>> Start RECORDED INFORMATION

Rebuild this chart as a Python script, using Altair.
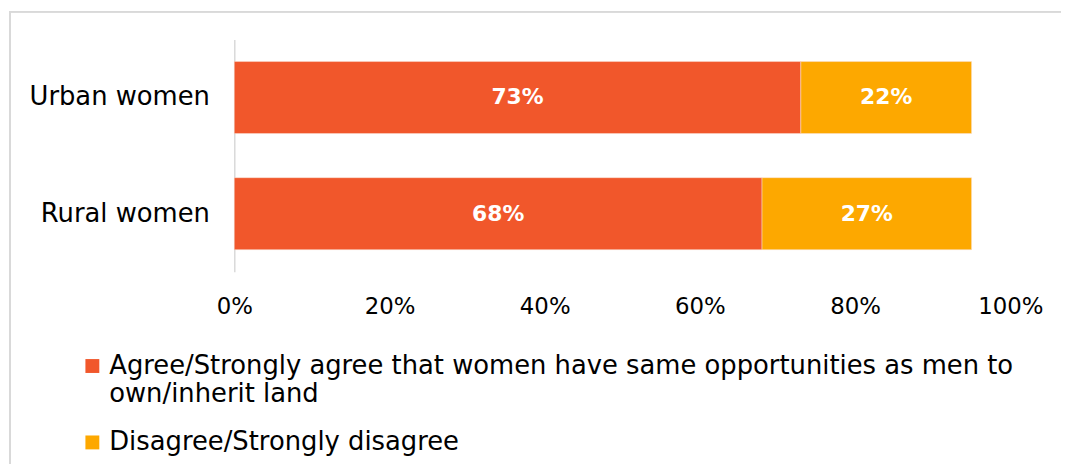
import altair as alt
import pandas as pd

categories = ["Urban women", "Rural women"]
agree = [73, 68]
disagree = [22, 27]
series = [
    "Agree/Strongly agree that women have same opportunities as men to|own/inherit land",
    "Disagree/Strongly disagree",
]
colors = ["#F1572B", "#FDA800"]

rows = []
for c, a, d in zip(categories, agree, disagree):
    rows.append({"cat": c, "series": series[0], "value": a / 100, "order": 0})
    rows.append({"cat": c, "series": series[1], "value": d / 100, "order": 1})
df = pd.DataFrame(rows)

FONT = "DejaVu Sans"

bars = alt.Chart(df).mark_bar(stroke="#FBE3D6", strokeWidth=0.5).encode(
    y=alt.Y(
        "cat:N",
        sort=categories,
        title=None,
        scale=alt.Scale(paddingInner=0.38, paddingOuter=0.19),
        axis=alt.Axis(
            domain=True,
            domainColor="#D9D9D9",
            domainWidth=1.5,
            ticks=False,
            labelFontSize=26,
            labelColor="#000000",
            labelFont=FONT,
            labelPadding=25,
            labelLimit=400,
        ),
    ),
    x=alt.X(
        "value:Q",
        stack="zero",
        scale=alt.Scale(domain=[0, 1], nice=False),
        title=None,
        axis=alt.Axis(
            format=".0%",
            values=[0, 0.2, 0.4, 0.6, 0.8, 1.0],
            domain=False,
            grid=False,
            ticks=False,
            labelFontSize=23,
            labelColor="#000000",
            labelFont=FONT,
            labelPadding=24,
            labelFlush=False,
        ),
    ),
    color=alt.Color(
        "series:N",
        sort=series,
        scale=alt.Scale(domain=series, range=colors),
        legend=alt.Legend(
            title=None,
            orient="none",
            legendX=-156,
            legendY=316,
            direction="vertical",
            symbolType="square",
            symbolSize=196,
            symbolStrokeWidth=0,
            labelFontSize=26,
            labelFont=FONT,
            labelColor="#000000",
            labelLimit=1000,
            labelOffset=4,
            rowPadding=23,
            labelExpr="split(datum.label, '|')",
            labelBaseline="middle",
        ),
    ),
    order=alt.Order("order:Q"),
)

text = alt.Chart(df).transform_stack(
    stack="value", groupby=["cat"], as_=["v0", "v1"], sort=[alt.SortField("order")]
).transform_calculate(
    mid="(datum.v0 + datum.v1) / 2"
).mark_text(color="white", fontSize=22, fontWeight="bold", font=FONT).encode(
    y=alt.Y("cat:N", sort=categories),
    x=alt.X("mid:Q"),
    text=alt.Text("value:Q", format=".0%"),
)

frame = alt.Chart(df).mark_rect(
    fill=None, stroke="#D9D9D9", strokeWidth=1.5, clip=False
).encode(
    x=alt.value(-226), x2=alt.value(860), y=alt.value(-28), y2=alt.value(460)
)

chart = alt.layer(frame, bars, text).properties(
    width=782,
    height=234,
    background="white",
    autosize=alt.AutoSizeParams(type="none"),
    padding={"left": 228, "top": 30, "right": 51, "bottom": 192},
).configure_view(strokeWidth=0)

chart.save("out.html", embed_options={"renderer": "svg", "actions": False})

>> End RECORDED INFORMATION

* **REQUIRED WORK**
Restate the whole listing above exactly, except for its images.

* **CORRECT RESULT**
Rebuild this chart as a Python script, using Altair.
import altair as alt
import pandas as pd

categories = ["Urban women", "Rural women"]
agree = [73, 68]
disagree = [22, 27]
series = [
    "Agree/Strongly agree that women have same opportunities as men to|own/inherit land",
    "Disagree/Strongly disagree",
]
colors = ["#F1572B", "#FDA800"]

rows = []
for c, a, d in zip(categories, agree, disagree):
    rows.append({"cat": c, "series": series[0], "value": a / 100, "order": 0})
    rows.append({"cat": c, "series": series[1], "value": d / 100, "order": 1})
df = pd.DataFrame(rows)

FONT = "DejaVu Sans"

bars = alt.Chart(df).mark_bar(stroke="#FBE3D6", strokeWidth=0.5).encode(
    y=alt.Y(
        "cat:N",
        sort=categories,
        title=None,
        scale=alt.Scale(paddingInner=0.38, paddingOuter=0.19),
        axis=alt.Axis(
            domain=True,
            domainColor="#D9D9D9",
            domainWidth=1.5,
            ticks=False,
            labelFontSize=26,
            labelColor="#000000",
            labelFont=FONT,
            labelPadding=25,
            labelLimit=400,
        ),
    ),
    x=alt.X(
        "value:Q",
        stack="zero",
        scale=alt.Scale(domain=[0, 1], nice=False),
        title=None,
        axis=alt.Axis(
            format=".0%",
            values=[0, 0.2, 0.4, 0.6, 0.8, 1.0],
            domain=False,
            grid=False,
            ticks=False,
            labelFontSize=23,
            labelColor="#000000",
            labelFont=FONT,
            labelPadding=24,
            labelFlush=False,
        ),
    ),
    color=alt.Color(
        "series:N",
        sort=series,
        scale=alt.Scale(domain=series, range=colors),
        legend=alt.Legend(
            title=None,
            orient="none",
            legendX=-156,
            legendY=316,
            direction="vertical",
            symbolType="square",
            symbolSize=196,
            symbolStrokeWidth=0,
            labelFontSize=26,
            labelFont=FONT,
            labelColor="#000000",
            labelLimit=1000,
            labelOffset=4,
            rowPadding=23,
            labelExpr="split(datum.label, '|')",
            labelBaseline="middle",
        ),
    ),
    order=alt.Order("order:Q"),
)

text = alt.Chart(df).transform_stack(
    stack="value", groupby=["cat"], as_=["v0", "v1"], sort=[alt.SortField("order")]
).transform_calculate(
    mid="(datum.v0 + datum.v1) / 2"
).mark_text(color="white", fontSize=22, fontWeight="bold", font=FONT).encode(
    y=alt.Y("cat:N", sort=categories),
    x=alt.X("mid:Q"),
    text=alt.Text("value:Q", format=".0%"),
)

frame = alt.Chart(df).mark_rect(
    fill=None, stroke="#D9D9D9", strokeWidth=1.5, clip=False
).encode(
    x=alt.value(-226), x2=alt.value(860), y=alt.value(-28), y2=alt.value(460)
)

chart = alt.layer(frame, bars, text).properties(
    width=782,
    height=234,
    background="white",
    autosize=alt.AutoSizeParams(type="none"),
    padding={"left": 228, "top": 30, "right": 51, "bottom": 192},
).configure_view(strokeWidth=0)

chart.save("out.html", embed_options={"renderer": "svg", "actions": False})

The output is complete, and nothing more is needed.